Three years later, he was signed to Fox and received a nomination for Best Actor for his first film role, that of James Dyke in The Valiant (1929). But the film was not a boxoffice success and neither was his next film, Seven Faces (1929). So it was back to Broadway until 1932, when he returned, making a splash first in Scarface (1932) and then Fugitive. Scarface aka Scarface: Shame of the Nation, is considered, with Public Enemy and Little Caesar as one of the seminal gangster films of the 1930’s. A Howard Hughes produced, Howard Hawks directed, Ben Hecht written film, it is the basis for the much more bloody 1983 remake which starred Al Pacino and spawned the too oft quoted “say hello to my little friend.”

Muni would not make a lot of films in Hollywood, but he seemed to get nominated whenever he did. He made about two dozen films and received six nominations for Best Actor and won once, for the title role in The Story of Louis Pasteur (1936). It should be noted that one of his nominations for Black Fury (1935) was a write-in and isn’t considered an official nomination by the Academy.

As an actor, Muni became known for the biographical films. In addition to Pasteur, he would play the French writer in The Life of Emile Zola (1937) and the Mexican president who resisted the French occupation of Mexico in Juarez (1939). In his last film, The Last Angry Man (1959), like in his first, Muni would once again be nominated as Best Actor for his role as Dr. Sam Abelman.

Mervyn LeRoy, the film’s director had only recently made a splash in Hollywood, having the year before directed Robinson in Little Caesar. LeRoy, who would also produce movies, worked in a variety of genres. While he started at Warner Bros.(he was Harry Warner’s son-in-law) , he would move to MGM and be named head of production there in 1938 following the death of Irving Thalberg in 1936. In the 1950’s he would move back the Warner Bros.

Meryvn LeRoy, directed I Am a Fugitive From a Chain Gang.

As a director, LeRoy was responsible for such films as Gold Diggers of 1933 (1933), Tugboat Annie (1933), Waterloo Bridge (1940), Johnny Eager (1941), Random Harvest (1942), Madame Curie (1943), Thirty Seconds Over Tokyo (1944), Little Women (1949), Quo Vadis (1951), Million Dollar Mermaid (1952), Mister Roberts (1955) and The FBI Story (1959) to name a few.
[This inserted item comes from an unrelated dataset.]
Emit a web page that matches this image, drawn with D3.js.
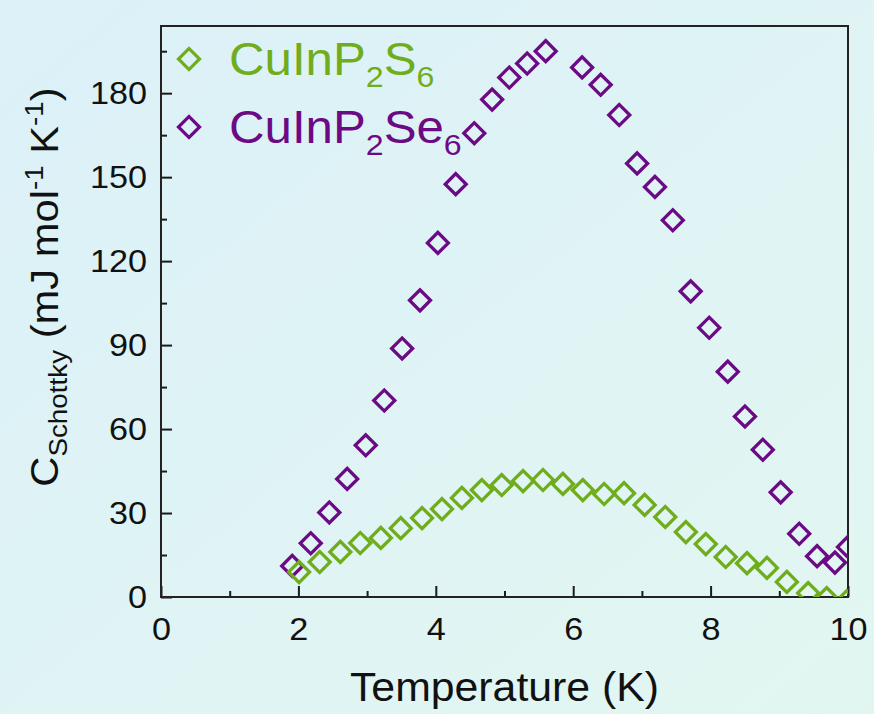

He would also produce as well as direct part of The Wizard of Oz (1939). He is also credited for discovering such actors as Clark Gable, Loretta Young, Robert Mitchum and Lana Turner.

While I Am a Fugitive From a Chain Gang is not a feel good film, it is worth watching if only for the contemporary portrayal of life in the 1930’s. While perhaps more ripped from the bookstore shelves than from the headlines, the film does tell a compelling story about what can happen to a man wrongly accused of a crime.